Greater focus on academics sought for Welcome Week
First-year students are able to quickly connect and identify with McMaster, but, according to a report reviewing Welcome Week 1999, the transition into a new academic setting isn't as immediate.
The report found 91 per cent of incoming students felt safe and secure at the school during orientation week. Guided by “friendly and well-trained volunteers,” they were able to enjoy meeting new people and opportunities across the campus, through such events as the McMaster Student Union's Clubs Fest.
But many had difficulty with their increased academic burdens. The report found 61 per cent of students thought Welcome Week was least successful in helping them to connect with their Faculty and 62 per cent felt they were not sufficiently prepared for starting classes.
The report was based upon a survey of first-year students. The findings came from 374 respondents, including 206 students in residence. The results were broken down according to individual Faculty and living arrangements.
In presenting the report to Senate on Feb. 9., Mary Keyes, associate vice-president of student affairs, emphasized the need to improve the introduction students receive from their individual Faculty, as well as examine means to improve their readiness to learn. Currently, two late-summer initiatives — a Welcome Day and a day-long course on preparing for academics in university, run by the Centre for Student Development – are available to a limited number of students. Keyes hopes to expand those and create similar programs for all incoming students.

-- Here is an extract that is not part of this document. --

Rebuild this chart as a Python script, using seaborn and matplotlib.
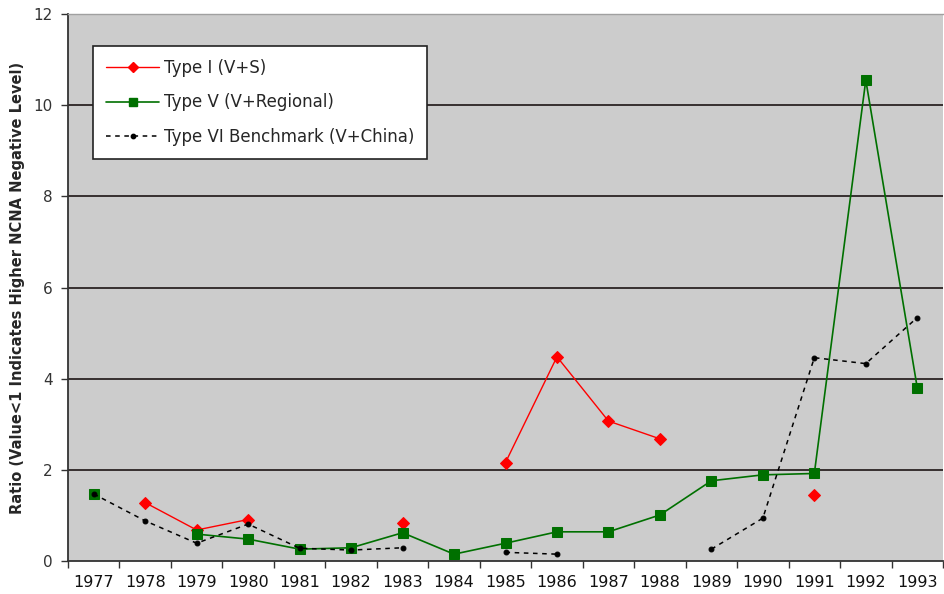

Traditionally, residence activities play a large role in Welcome Week. Keyes is concerned off-campus students are being ignored. “I worry about a student living in a basement room by his or herself at the beginning of their university life,” she said.
The report revealed a desire by off-campus students to find more opportunities to feel at home on campus, to meet other students, and be involved in campus life without necessarily joining a club or group.
The 33-page report was prepared by the Welcome Week Advisory Council which consisted of students, staff, and faculty members.